Examples of seminal afrofuturistic works include the novels of Samuel R. Delany and Octavia Butler; the canvases of Jean-Michel Basquiat and the photography of Renée Cox; as well as the extraterrestrial mythos of Parliament-Funkadelic and Sun Ra, and the music of DJ Spooky. 

The afrofuturist approach to music was first propounded by the late Sun Ra. Born in Alabama, Sun Ra’s music coalesced in Chicago in the mid-1950s, when he and his Arkestra began recording music that drew from hard bop and modal sources, but created a new synthesis which also used afrocentric and space-themed titles to reflect Ra’s linkage of ancient African culture, specifically Egypt, and the cutting edge of the Space Age. Ra’s film ‘Space Is the Place’ shows the Arkestra in Oakland in the mid-1970s in full space regalia, with a lot of science fiction imagery as well as other comedic and musical material.
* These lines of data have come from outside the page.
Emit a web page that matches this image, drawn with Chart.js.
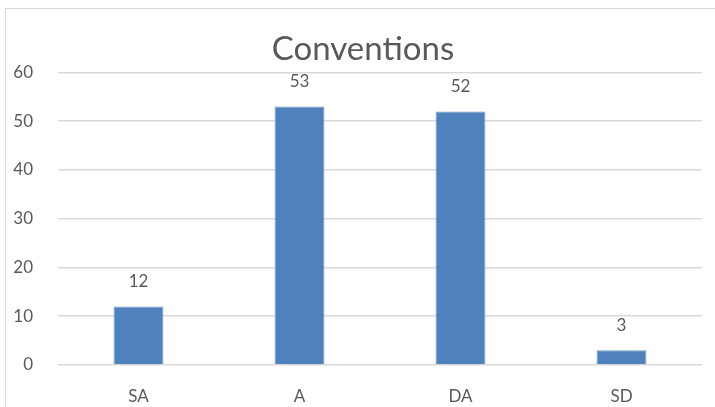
<!DOCTYPE html>
<html>
<head>
<meta charset="utf-8">
<script src="https://cdn.jsdelivr.net/npm/chart.js@4/dist/chart.umd.min.js"></script>
<style>
  html, body { margin: 0; padding: 0; background: #fff; }
  #wrap { position: relative; width: 715px; height: 407px; overflow: hidden; }
  #frame { position: absolute; left: 5px; top: 8px; width: 760px; height: 460px; border: 1px solid #d9d9d9; box-sizing: border-box; }
  canvas { position: absolute; left: 0; top: 0; }
</style>
</head>
<body>
<div id="wrap">
  <div id="frame"></div>
  <canvas id="c" width="715" height="407"></canvas>
</div>
<script>
const categories = ['SA', 'A', 'DA', 'SD'];
const responses = [12, 53, 52, 3];
const yTicks = [0, 10, 20, 30, 40, 50, 60];
const chartTitle = 'Conventions';

const FONT = 'Lato, "Open Sans", sans-serif';
const TEXT = '#595959';

// Value labels above each bar
const valueLabels = {
  id: 'valueLabels',
  afterDatasetsDraw(chart) {
    const ctx = chart.ctx;
    const meta = chart.getDatasetMeta(0);
    ctx.save();
    ctx.fillStyle = TEXT;
    ctx.font = '17px ' + FONT;
    ctx.textAlign = 'center';
    ctx.textBaseline = 'middle';
    meta.data.forEach((bar, i) => {
      ctx.fillText(String(chart.data.datasets[0].data[i]), bar.x, bar.y - 25);
    });
    ctx.restore();
  }
};

// Title text sits just above the top gridline, a little right of the canvas centre
const titleText = {
  id: 'titleText',
  afterDraw(chart) {
    const ctx = chart.ctx;
    ctx.save();
    ctx.fillStyle = TEXT;
    ctx.font = '33px ' + FONT;
    ctx.textAlign = 'center';
    ctx.textBaseline = 'middle';
    ctx.fillText(chartTitle, 363, chart.chartArea.top - 23);
    ctx.restore();
  }
};

new Chart(document.getElementById('c'), {
  type: 'bar',
  data: {
    labels: categories,
    datasets: [{
      data: responses,
      backgroundColor: '#4f81bd',
      borderColor: '#6f98cc',
      borderWidth: 1,
      categoryPercentage: 1,
      barPercentage: 0.31
    }]
  },
  options: {
    responsive: false,
    animation: false,
    layout: { padding: { left: 0, right: 13, top: 0, bottom: 0 } },
    plugins: {
      legend: { display: false },
      tooltip: { enabled: false },
      title: {
        display: true,
        text: chartTitle,
        color: 'rgba(0,0,0,0)',
        font: { family: FONT, size: 32, weight: 'normal' },
        padding: { top: 28, bottom: 6 }
      }
    },
    scales: {
      x: {
        grid: { display: false },
        border: { display: false },
        ticks: { color: TEXT, font: { family: FONT, size: 17 }, padding: 13 },
        afterFit(scale) { scale.height = 42; }
      },
      y: {
        min: 0,
        max: 60,
        grid: { color: '#d9d9d9', lineWidth: 1.5, drawTicks: false },
        border: { display: false },
        afterBuildTicks(scale) { scale.ticks = yTicks.map(v => ({ value: v })); },
        ticks: { color: TEXT, font: { family: FONT, size: 17 }, padding: 25 },
        afterFit(scale) { scale.width = 58; }
      }
    }
  },
  plugins: [valueLabels, titleText]
});
</script>
</body>
</html>
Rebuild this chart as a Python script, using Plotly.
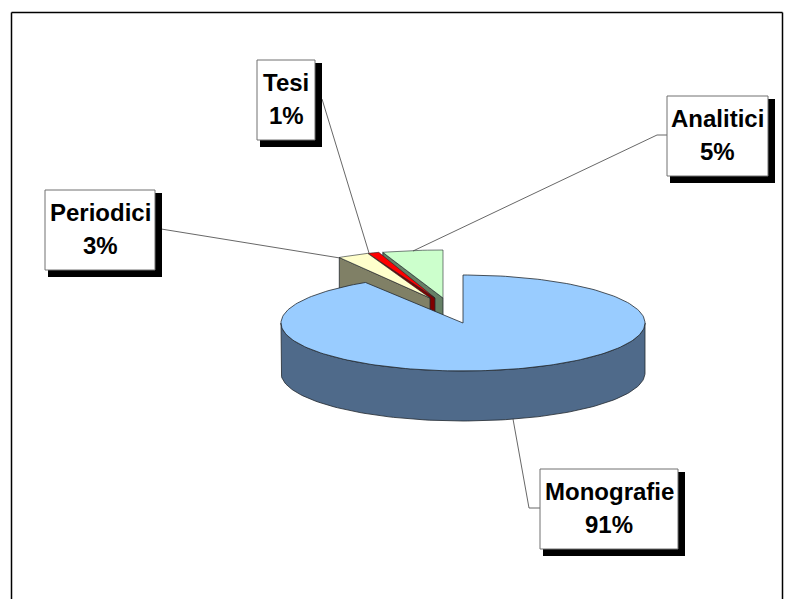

Afrofuturist ideas were taken up in 1975 by George Clinton and his bands Parliament and Funkadelic with his magnum opus ‘Mothership Connection.’ In the thematic underpinnings to P-Funk mythology (‘pure cloned funk’), Clinton in his alter ego Starchild spoke of ‘certified Afronauts, capable of funkitizing galaxies.’

In the late 1990s a number of cultural critics, notably Mark Dery in his 1995 essay ‘Black to the Future,’ began to write about the features they saw as common in African-American science fiction, music and art. Dery dubbed this phenomenon ‘afrofuturism.’ He writes:

‘Speculative fiction that treats African-American themes and addresses African-American concerns in the context of 20th century technoculture—and, more generally, African-American signification that appropriates images of technology and a prosthetically enhanced future—might, for want of a better term, be called Afrofuturism.’ ‘African-American culture is Afrofuturist at its heart, literalizing Gibson’s cyberpunk axiom, ‘The street finds its own uses for things.’ With trickster elan, it retrofits, refunctions, and willfully misuses the technocommodities and science fictions generated by a dominant culture that has always been not only white but a wielder, as well, of instrumental technologies.’